Earlier today, the grandfatherly Texan finally engaged me on the subject of the impending economic apocolypse. I had been waiting for this, having listened to him introduce a similar sort of discussion a few days ago with the buck toothed English/Canadian woman. I overheard the words "total chaos, panic in the streets" and decided to stay out of it. He's as tidy a dresser and as they come, and we noticed during dinner this evening that you can generally judge what 1/4 of the day it is by what he's wearing. In the morning it's a shaggy blue robe - vivid, like the blue of Grover's pelt - with dark leather slippers. He gets up early and makes himself a breakfast of sliced fruit. Never rushed, hair perfectly combed. (One can easily imagine his slippers having a specific spot near the bedstand.) By 10:30 he's fully awake and disappears to change again, this time emerging in pressed slacks and a polo shirt. He's got that on for the rest of the morning and during days like today is inside as much as I am, spending most of his time on the iPad, which he separates from his lap with two couch cushions. The cushions he takes to bed. I'm not sure exactly what time the track suit comes on, but at some point he dons a navy blue track suit - complete with white shoes to match the suit's white piping - and goes out for his walk. To be honest I've never seen him return from these walks, but by the time dinner is being prepared he has changed again, this time in to a different pair of slacks, evening shoes, and a mustard colored cardigan.

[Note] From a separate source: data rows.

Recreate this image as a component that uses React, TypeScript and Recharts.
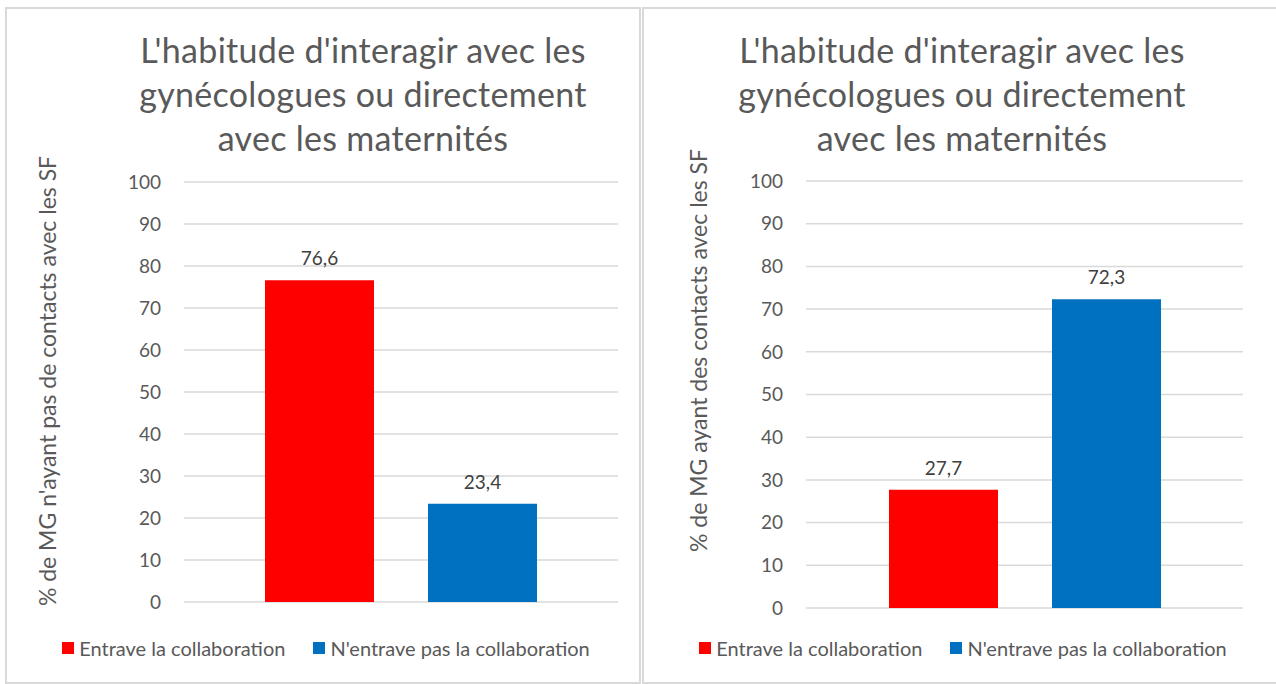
import { BarChart, Bar, XAxis, YAxis, CartesianGrid, Legend, LabelList } from "recharts";

const seriesNames = ["Entrave la collaboration", "N'entrave pas la collaboration"];
const seriesColors = ["#FF0000", "#0070C0"];
const noContactValues = [76.6, 23.4];
const contactValues = [27.7, 72.3];
const yTicks = [0, 10, 20, 30, 40, 50, 60, 70, 80, 90, 100];
const titleLines = ["L'habitude d'interagir avec les", "gynécologues ou directement", "avec les maternités"];
const leftAxisTitle = "% de MG n'ayant pas de contacts avec les SF";
const rightAxisTitle = "% de MG ayant des contacts avec les SF";

const FONT = "Lato, 'Open Sans', sans-serif";

function toRow(values: number[]) {
  return [{ name: "", a: values[0], b: values[1] }];
}

const fmt = (v: unknown) => String(v).replace(".", ",");

function LegendContent() {
  return (
    <div style={{ display: "flex", justifyContent: "center", gap: 28, fontFamily: FONT, fontSize: 20, color: "#595959", paddingLeft: 6 }}>
      {seriesNames.map((n, i) => (
        <div key={n} style={{ display: "flex", alignItems: "center", gap: 5 }}>
          <span style={{ width: 12, height: 12, background: seriesColors[i], display: "inline-block" }} />
          <span>{n}</span>
        </div>
      ))}
    </div>
  );
}

interface PanelProps {
  left: number;
  width: number;
  values: number[];
  axisTitle: string;
  margin: { top: number; right: number; bottom: number; left: number };
  titleCenter: number;
  axisTitleDx: number;
  axisTitleDy: number;
}

function Panel({ left, width, values, axisTitle, margin, titleCenter, axisTitleDx, axisTitleDy }: PanelProps) {
  return (
    <div style={{ position: "absolute", left, top: 7, width, height: 677, border: "2px solid #d9d9d9", boxSizing: "border-box", background: "#fff" }}>
      <div
        style={{
          position: "absolute",
          left: titleCenter - 300,
          width: 600,
          top: 19,
          textAlign: "center",
          fontFamily: FONT,
          fontSize: 34,
          letterSpacing: 0.3,
          lineHeight: "44px",
          color: "#595959",
        }}
      >
        {titleLines.map((l) => (
          <div key={l}>{l}</div>
        ))}
      </div>
      <div style={{ position: "absolute", left: -2, top: -2 }}>
        <BarChart width={width} height={677} data={toRow(values)} margin={margin} barGap={54}>
          <CartesianGrid horizontal vertical={false} stroke="#d9d9d9" strokeWidth={1.5} />
          <XAxis dataKey="name" hide />
          <YAxis
            domain={[0, 100]}
            ticks={yTicks}
            width={60}
            tickLine={false}
            axisLine={false}
            tickSize={0}
            tickMargin={23}
            tick={{ fill: "#595959", fontSize: 19, fontFamily: FONT }}
            interval={0}
            label={(props: any) => {
              const vb = props.viewBox;
              const cx = vb.x + axisTitleDx;
              const cy = vb.y + vb.height / 2 + axisTitleDy;
              return (
                <text
                  x={cx}
                  y={cy}
                  transform={`rotate(-90 ${cx} ${cy})`}
                  textAnchor="middle"
                  dominantBaseline="central"
                  fill="#595959"
                  fontSize={23}
                  fontFamily={FONT}
                >
                  {axisTitle}
                </text>
              );
            }}
          />
          <Legend
            layout="horizontal"
            verticalAlign="middle"
            align="center"
            content={<LegendContent />}
            wrapperStyle={{ position: "absolute", left: 0, top: 629, width }}
          />
          {["a", "b"].map((k, i) => (
            <Bar key={k} dataKey={k} name={seriesNames[i]} fill={seriesColors[i]} barSize={109} isAnimationActive={false}>
              <LabelList dataKey={k} position="top" offset={15} fill="#404040" fontSize={19} fontFamily={FONT} formatter={fmt} />
            </Bar>
          ))}
        </BarChart>
      </div>
    </div>
  );
}

export default function App() {
  return (
    <div style={{ position: "absolute", left: 0, top: 0, width: 1276, height: 684, background: "#fff", overflow: "hidden" }}>
      <Panel
        left={5}
        width={636}
        values={noContactValues}
        axisTitle={leftAxisTitle}
        margin={{ top: 175, right: 23, bottom: 82, left: 119 }}
        titleCenter={356}
        axisTitleDx={-77}
        axisTitleDy={-11}
      />
      <Panel
        left={642}
        width={636}
        values={contactValues}
        axisTitle={rightAxisTitle}
        margin={{ top: 174, right: 35, bottom: 76, left: 104 }}
        titleCenter={318}
        axisTitleDx={-48}
        axisTitleDy={-44}
      />
    </div>
  );
}
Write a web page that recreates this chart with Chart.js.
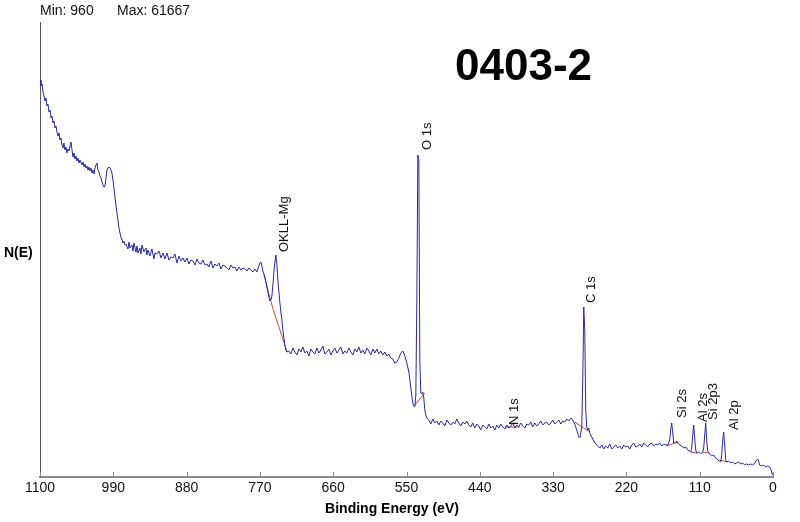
<!DOCTYPE html>
<html>
<head>
<meta charset="utf-8">
<script src="https://cdn.jsdelivr.net/npm/chart.js@4.4.1/dist/chart.umd.min.js"></script>
<style>
  html, body { margin: 0; padding: 0; background: #fff; }
  canvas { display: block; }
</style>
</head>
<body>
<canvas id="c" width="800" height="522"></canvas>
<script>
// ---------------- DATA ----------------
const xTickStep = 110;
const xMin = 0, xMax = 1100;
const yMin = 0, yMax = 91000;

// Survey spectrum: binding energy (eV) and intensity (counts)
const energy = [
  1100,1098.5,1097,1095.5,1094,1092.5,1091,1089.5,1088,1086.5,
  1085,1083.5,1082,1080.5,1079,1077.5,1076,1074.5,1073,1071.5,
  1070,1068.5,1067,1065.5,1064,1062.5,1061,1059.5,1058,1056.5,
  1055,1053.5,1052,1050.5,1049,1047.5,1046,1044.5,1043,1041.5,
  1040,1037,1035.5,1034,1032.5,1031,1029.5,1028,1026.5,1025,
  1023.5,1022,1020.5,1019,1017.5,1016,1014.5,1013,1011.5,1010,
  1008.5,1007,1005.5,1004,1002.5,1001,999.5,998,996.5,995,
  993.5,992,990.5,989,987.5,986,984.5,983,981.5,980,
  978.5,977,975.5,974,972.5,971,968,966.5,965,962,
  960.5,959,956,954.5,953,950,948.5,947,944,941,
  939.5,938,935,932,929,927.5,924.5,921.5,918.5,915.5,
  912.5,909.5,906.5,903.5,900.5,897.5,894.5,891.5,888.5,885.5,
  882.5,879.5,876.5,873.5,870.5,867.5,864.5,861.5,858.5,855.5,
  852.5,849.5,846.5,843.5,840.5,837.5,834.5,831.5,828.5,825.5,
  822.5,819.5,816.5,813.5,810.5,807.5,804.5,801.5,798.5,795.5,
  792.5,789.5,786.5,783.5,780.5,777.5,774.5,771.5,770,768.5,
  767,765.5,764,762.5,761,759.5,758,756.5,755,753.5,
  752,750.5,749,747.5,746,744.5,743,741.5,740,738.5,
  737,735.5,734,732.5,731,729.5,726.5,723.5,720.5,717.5,
  714.5,711.5,708.5,705.5,702.5,699.5,696.5,693.5,690.5,687.5,
  684.5,681.5,678.5,675.5,672.5,669.5,666.5,663.5,660.5,657.5,
  654.5,651.5,648.5,645.5,642.5,639.5,636.5,633.5,630.5,627.5,
  624.5,621.5,618.5,615.5,612.5,609.5,606.5,603.5,600.5,597.5,
  594.5,591.5,588.5,585.5,582.5,579.5,576.5,573.5,570.5,567.5,
  564.5,561.5,558.5,555.5,552.5,549.5,546.5,545,543.5,542,
  540.5,539,537.5,536,534.5,533,531.5,530,528.5,527,
  525.5,524,522.5,521,519.5,516.5,513.5,510.5,507.5,504.5,
  501.5,498.5,495.5,492.5,489.5,486.5,483.5,480.5,477.5,474.5,
  471.5,468.5,465.5,462.5,459.5,456.5,453.5,450.5,447.5,444.5,
  441.5,438.5,435.5,432.5,429.5,426.5,423.5,420.5,417.5,414.5,
  411.5,408.5,405.5,402.5,399.5,396.5,393.5,390.5,387.5,384.5,
  381.5,378.5,375.5,372.5,369.5,366.5,363.5,360.5,357.5,354.5,
  351.5,348.5,345.5,342.5,339.5,336.5,333.5,330.5,327.5,324.5,
  321.5,318.5,315.5,312.5,309.5,306.5,303.5,300.5,297.5,294.5,
  291.5,290,288.5,287,285.5,284,282.5,281,279.5,278,
  276.5,275,272,269,266,263,260,257,254,251,
  248,245,242,239,236,233,230,227,224,221,
  218,215,212,209,206,203,200,197,194,191,
  188,185,182,179,176,173,170,167,164,161,
  158,155,153.5,152,150.5,149,147.5,146,144.5,143,
  140,137,134,131,128,125,123.5,122,120.5,119,
  117.5,116,114.5,111.5,108.5,105.5,104,102.5,101,99.5,
  98,95,92,89,86,83,80,78.5,77,75.5,
  74,72.5,71,69.5,66.5,63.5,60.5,57.5,54.5,51.5,
  48.5,45.5,42.5,39.5,36.5,33.5,30.5,27.5,24.5,23,
  21.5,20,17,14,11,8,5,3.5,2,0.5
];
const counts = [
  79400,78200,78600,77000,76200,75200,75800,74200,74600,73000,
  73400,71800,72200,70800,71200,69800,70200,69000,68200,68800,
  67400,67800,66400,65800,66800,65400,66000,64800,65600,65200,
  66200,67000,65400,64000,64800,63600,64200,63200,63800,62800,
  63400,62400,63000,62000,62600,61800,62200,61400,62000,61200,
  61800,60800,61400,60600,61800,62400,62800,61400,61000,60200,
  59800,59000,58400,58000,58200,59800,61400,61800,62000,61800,
  61400,60800,59400,57800,56000,54400,52800,51400,49800,48800,
  48000,47400,46800,47200,46400,46600,45600,47000,45800,46400,
  45200,46800,45000,46200,44800,45800,44600,46400,45000,45800,
  44400,45400,44200,45600,43600,44800,44600,45200,43800,44800,
  43600,44800,43400,44000,43800,44600,42800,44200,43200,43800,
  43000,43800,42600,43400,43200,42400,43600,42800,42600,43400,
  42400,42600,42000,43200,41800,42600,42200,42800,41600,42400,
  42200,41800,41400,42400,41800,42000,41200,42000,41400,41800,
  41600,41200,41800,41400,41000,41600,41000,42200,42800,43000,
  42200,41200,40600,40000,39000,38000,37000,36000,35200,35400,
  36200,38400,41000,43000,44400,42400,39400,37000,34800,33000,
  31400,29400,27800,26400,25400,25000,25200,24600,25800,25000,
  24400,25600,25000,26000,24800,25200,24200,25600,25000,24600,
  25800,24800,25400,26200,24600,25000,25600,24400,25200,25800,
  24800,25400,26000,24600,25200,24800,25800,25000,24400,25600,
  25000,26000,24800,25400,24600,25800,25200,24400,25600,24800,
  25600,24600,25200,24400,25000,24200,24600,23800,23600,22800,
  23000,23800,24800,25200,24200,22800,21000,19400,17800,16200,
  14800,14200,14000,16400,35400,64400,63400,23400,16800,16600,
  17000,15800,13400,12400,11800,11400,10600,11600,10800,11200,
  10400,11200,10800,10200,11400,10800,10400,11000,10600,11600,
  10800,10200,11000,10600,11200,10400,10000,10800,9800,10600,
  10200,9400,10400,10000,9600,10600,9800,10200,9400,10400,
  9800,10600,10000,9600,10400,9800,10200,10800,9800,10400,
  10000,10800,10200,9800,10600,10400,11000,10000,10800,10200,
  10600,11200,10400,10800,11000,10400,10800,11400,10600,11000,
  11400,10600,11200,11000,11600,11200,11800,11400,10600,9400,
  8000,7800,8800,10000,19400,34000,29400,13400,10000,9400,
  9800,8800,8000,7200,6600,6200,5800,6400,5600,6200,
  5800,6600,5600,6000,6400,5800,6200,5600,6400,6000,
  6200,5600,6400,6800,6000,6200,6600,6000,6800,6400,
  6000,6600,6800,6200,6600,6400,6800,6200,6600,6400,
  6400,7400,9400,10800,9000,6800,6800,7000,7200,6800,
  6400,6200,5800,6000,5400,5200,5000,5800,8400,10400,
  7800,5400,4800,5000,4600,5000,5800,8400,10800,7400,
  5200,4600,4200,4400,3800,3400,3200,3000,4400,7400,
  9000,6400,3400,3000,3200,2800,3000,2600,2800,3000,
  2600,2800,2400,2600,2400,2600,2400,2800,3400,3600,
  3200,2400,2200,2400,2000,2200,2000,1600,1000,400
];

// Peak background (baseline) segments
const bgSegmentsE = [
  [764,758,752,746,740,734,729.5],
  [537.5,522.5],
  [402.5,380],
  [297.5,275],
  [160.5,143],
  [123.5,114.5],
  [105.5,96.5],
  [80,68]
];
const bgSegmentsC = [
  [40600,37400,34400,31800,29400,27000,25000],
  [14400,16800],
  [10000,10000],
  [11000,9000],
  [6200,7000],
  [5000,4800],
  [5000,4800],
  [3400,3000]
];

// Peak labels
const peakNames  = ['OKLL-Mg','O 1s','N 1s','C 1s','Si 2s','Al 2s','Si 2p3','Al 2p'];
const peakLabelE = [732.5, 518, 387.5, 272, 135.5, 104, 89, 57.5];
const peakLabelC = [45000, 65400, 10400, 34800, 11800, 11000, 11400, 9400];

const headerMin = 'Min: 960';
const headerMax = 'Max: 61667';
const sampleName = '0403-2';
const xTitle = 'Binding Energy (eV)';
const yTitle = 'N(E)';

// ---------------- CHART ----------------
const FONT = "'Liberation Sans', Arial, sans-serif";

const datasets = [{
  data: energy.map((e, i) => ({ x: e, y: counts[i] })),
  showLine: true,
  borderColor: 'rgb(40,40,165)',
  borderWidth: 1,
  pointRadius: 0,
  tension: 0
}];
bgSegmentsE.forEach((seg, k) => {
  datasets.push({
    data: seg.map((e, i) => ({ x: e, y: bgSegmentsC[k][i] })),
    showLine: true,
    borderColor: 'rgb(205,70,70)',
    borderWidth: 1,
    pointRadius: 0,
    tension: 0
  });
});

const decor = {
  id: 'decor',
  afterDraw(chart) {
    const ctx = chart.ctx;
    const xs = chart.scales.x, ys = chart.scales.y;
    const ca = chart.chartArea;
    ctx.save();
    // inward tick marks
    ctx.strokeStyle = '#8a8a8a';
    ctx.lineWidth = 1;
    xs.ticks.forEach(t => {
      const px = Math.round(xs.getPixelForValue(t.value)) + 0.5;
      ctx.beginPath();
      ctx.moveTo(px, ca.bottom);
      ctx.lineTo(px, ca.bottom - 5);
      ctx.stroke();
    });
    // header texts
    ctx.fillStyle = '#111';
    ctx.textBaseline = 'alphabetic';
    ctx.textAlign = 'left';
    ctx.font = '14px ' + FONT;
    ctx.fillText(headerMin, 40, 15);
    ctx.fillText(headerMax, 117, 15);
    ctx.fillStyle = '#000';
    ctx.font = 'bold 44px ' + FONT;
    ctx.fillText(sampleName, 455, 80);
    ctx.font = 'bold 14px ' + FONT;
    ctx.fillText(yTitle, 4, 257);
    ctx.textAlign = 'center';
    ctx.fillText(xTitle, 392, 513);
    // peak labels (rotated)
    ctx.font = '13px ' + FONT;
    ctx.fillStyle = '#111';
    peakNames.forEach((name, i) => {
      const px = xs.getPixelForValue(peakLabelE[i]);
      const py = ys.getPixelForValue(peakLabelC[i]);
      ctx.save();
      ctx.translate(px, py);
      ctx.rotate(-Math.PI / 2);
      ctx.textAlign = 'left';
      ctx.textBaseline = 'middle';
      ctx.fillText(name, 0, 0);
      ctx.restore();
    });
    ctx.restore();
  }
};

new Chart(document.getElementById('c'), {
  type: 'scatter',
  data: { datasets },
  options: {
    responsive: false,
    animation: false,
    devicePixelRatio: 1,
    layout: { padding: { top: 22, right: 27, left: 0, bottom: 0 } },
    plugins: { legend: { display: false }, tooltip: { enabled: false } },
    scales: {
      x: {
        type: 'linear',
        reverse: true,
        min: xMin,
        max: xMax,
        ticks: {
          stepSize: xTickStep,
          autoSkip: false,
          maxRotation: 0,
          color: '#111',
          padding: 3,
          font: { family: FONT, size: 14 },
          callback: v => String(v)
        },
        grid: { display: false, drawTicks: false },
        border: { display: true, color: '#8a8a8a', width: 2 },
        afterFit(s) { s.height = 45; }
      },
      y: {
        min: yMin,
        max: yMax,
        ticks: { display: false },
        grid: { display: false, drawTicks: false },
        border: { display: true, color: '#555', width: 1 },
        afterFit(s) { s.width = 40; }
      }
    }
  },
  plugins: [decor]
});
</script>
</body>
</html>
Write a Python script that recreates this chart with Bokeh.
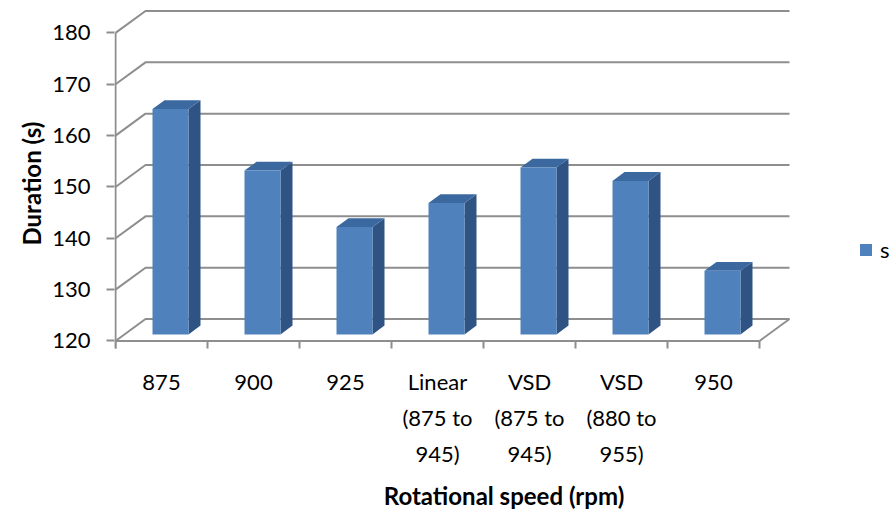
from bokeh.plotting import figure
from bokeh.models import Range1d, LinearAxis, FixedTicker, Legend, LegendItem, Title
from bokeh.embed import file_html
from bokeh.resources import INLINE

# ---- data ----
categories = ["875", "900", "925", "Linear\n(875 to\n945)", "VSD\n(875 to\n945)",
              "VSD\n(880 to\n955)", "950"]
durations = [163.9, 151.9, 140.9, 145.6, 152.5, 149.9, 132.4]
y_ticks = [120, 130, 140, 150, 160, 170, 180]
series_name = "s"
x_title = "Rotational speed (rpm)"
y_title = "Duration (s)"

# ---- layout constants (pixels) ----
W, H = 893, 513
LEFT = 114          # frame left edge
BOTTOM_PX = 367     # frame bottom edge
AXIS_X_PX = 115     # front vertical axis
BASE_PX = 357       # front floor edge
PX_X = 92.0         # px per category
PX_Y = (357 - 34) / 60.0  # px per value unit
DX = 30 / PX_X      # depth offset (x, data units)
DY = 23 / PX_Y      # depth offset (y, data units)

FRONT = "#4F81BD"
SIDE = "#2F5483"
TOP = "#3C68A0"
GRID = "#8E8E8E"
FONT = "Lato"

n = len(categories)
y0, y1 = y_ticks[0], y_ticks[-1]

x_range = Range1d(0.5 - (AXIS_X_PX - LEFT) / PX_X, 0.5 + (W - AXIS_X_PX) / PX_X)
y_range = Range1d(y0 - (BOTTOM_PX - BASE_PX) / PX_Y, y0 + BASE_PX / PX_Y)

p = figure(width=W, height=H, x_range=x_range, y_range=y_range,
           x_axis_type=None, y_axis_type=None,
           min_border_left=LEFT, min_border_bottom=H - BOTTOM_PX,
           min_border_top=0, min_border_right=0,
           toolbar_location=None, output_backend="svg")
p.outline_line_color = None
p.background_fill_color = "white"

# ---- walls / gridlines ----
xl_wall, xr_wall = 0.5, n + 0.5
gxs = [[xl_wall, xl_wall + DX, xr_wall + DX] for v in y_ticks]
gys = [[v, v + DY, v + DY] for v in y_ticks]
p.multi_line(gxs, gys, line_color=GRID, line_width=2)
# floor right edge and front edge
p.multi_line([[xr_wall, xr_wall + DX], [xl_wall, xr_wall]],
             [[y0, y0 + DY], [y0, y0]], line_color=GRID, line_width=2)
# front vertical axis line
tick_len = 8 / PX_Y
p.segment(x0=[xl_wall], y0=[y0 - tick_len], x1=[xl_wall], y1=[y1],
          line_color=GRID, line_width=2)
# category boundary ticks
bounds = [i + 0.5 for i in range(n + 1)]
p.segment(x0=bounds, y0=[y0] * len(bounds), x1=bounds, y1=[y0 - tick_len] * len(bounds),
          line_color=GRID, line_width=2)

# ---- 3D bars ----
half = 18 / PX_X
d0, d1 = 0.3, 0.7
dd = d1 - d0
fx, fy, sx, sy, tx, ty = [], [], [], [], [], []
for i, v in enumerate(durations):
    c = i + 1
    xl = c - half + d0 * DX
    xr = c + half + d0 * DX
    yb = y0 + d0 * DY
    yt = v + d0 * DY
    fx.append([xl, xr, xr, xl]); fy.append([yb, yb, yt, yt])
    sx.append([xr, xr + dd * DX, xr + dd * DX, xr])
    sy.append([yb, yb + dd * DY, yt + dd * DY, yt])
    tx.append([xl, xr, xr + dd * DX, xl + dd * DX])
    ty.append([yt, yt, yt + dd * DY, yt + dd * DY])

p.patches(sx, sy, fill_color=SIDE, line_color=None)
p.patches(tx, ty, fill_color=TOP, line_color=None)
front_r = p.patches(fx, fy, fill_color=FRONT, line_color=None)

# ---- axes ----
yax = LinearAxis(ticker=FixedTicker(ticks=y_ticks))
yax.axis_line_color = None
yax.major_tick_out = 8
yax.major_tick_in = 0
yax.minor_tick_line_color = None
yax.major_tick_line_color = GRID
yax.major_tick_line_width = 2
yax.major_label_standoff = 16
yax.major_label_text_font = FONT
yax.major_label_text_font_size = "22px"
yax.major_label_text_color = "#000000"
p.add_layout(yax, "left")

ytitle = Title(text=y_title, align="left", offset=(BOTTOM_PX - 262),
               text_font=FONT, text_font_size="24px", text_font_style="bold",
               text_color="#000000", standoff=8)
p.add_layout(ytitle, "left")

xax = LinearAxis(ticker=FixedTicker(ticks=[i + 1 for i in range(n)]))
xax.major_label_overrides = {i + 1: lab for i, lab in enumerate(categories)}
xax.axis_line_color = None
xax.major_tick_line_color = None
xax.minor_tick_line_color = None
xax.major_tick_out = 0
xax.major_tick_in = 0
xax.major_label_standoff = 17
xax.major_label_text_font = FONT
xax.major_label_text_font_size = "22px"
xax.major_label_text_color = "#000000"
xax.major_label_text_line_height = 1.35
xax.axis_label = x_title
xax.axis_label_text_font = FONT
xax.axis_label_text_font_size = "24px"
xax.axis_label_text_font_style = "bold"
xax.axis_label_text_color = "#000000"
xax.axis_label_standoff = 11
p.add_layout(xax, "below")

# ---- legend ----
legend = Legend(items=[LegendItem(label=series_name, renderers=[front_r])],
                location=(858 - LEFT, BOTTOM_PX - 280),
                border_line_color=None, background_fill_alpha=0,
                padding=0, margin=0, spacing=0,
                glyph_width=15, glyph_height=15, label_standoff=7,
                label_text_font=FONT, label_text_font_size="22px",
                label_text_color="#000000")
p.add_layout(legend)

open("out.html", "w").write(file_html(p, INLINE))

The little market down on the corner is open until all hours. We used to check - you can see light from their shop spilling in to the street if you lean out the front window far enough - but now just know. Knowing things like that feels good when you're traveling. Around dinner we'll head downstairs, say hello to the thuggish little terrier that guards the bar next door, and wander in to peruse the day's selection. The store itself couldn't be more than 10' x 30', and what with the sheer density of produce has the feel of a well stocked fallout shelter. An onion, garlic, three eggs, a tomato, six potatoes, an avocado and a half liter of Pilsnerâ„¢ costs $2.20, paid to the two women in the back watching soaps. Then it's back again to dice it all up, add heat, spice and sit down to one of those little brown tables for dinner.

Comments

Su Padre
In his irresponsible youth, which included riding the rods out to Los Angeles c 1927 after decking some palooka on a streetcar in Woonsocket, sleeping in hobo camps and working in lumber camps in Oregon, passing a night in jail for vagrancy somewhere out West and singing and acting in various variety shows and amateur theatrical productions, your estimable grandfather, Edmond Martin Laffan, spent a few days with a couple of bank robbers who were on the lam. They were holed up in a rooming house, which in the era before hostels, was just the sort of place people on the run from authority of any sort would repair to in order to plot their next move. These were desperate, twitchy guys with pistols in their belts and a shotgun leaned against the wall. They were also ridiculously crude, had acne and spent their days either stationed at the window, drawing back the curtain from time to time to see if G-Men with tommy guns were crouching behind cars on the street below or eating canned beans and farting. They had a competitive game--I"m getting to the point of this story--which involved lying on the rooming house bed and hawking and spitting gobs of phlegm up at the ceiling. Most projectiles never made it that far. But when one did, it was a cause for celebration and another point scored. Your reference to yellowy antiseptic goo brought back wonderful memories of childhood listening to your grandfather speak about his shady past. I presume his pals were ultimately rounded up or shot up, like Bonnie and Clyde. Maybe they just moved on to the next rooming house. But maybe, just maybe, they eluded capture and made it all the way down to South America like Butch Cassidy and the Sundance Kid. In which case, raise your eyes with reverence, my son; you may be looking at a little bit of history. At least the location--down a long dirt road in some remote town-- makes sense. After all, the only plausible explanation for your Texan with the impeccable grooming and well-pressed wardrobe is that he's a hit man for the cartels, taking a little R&R between jobs.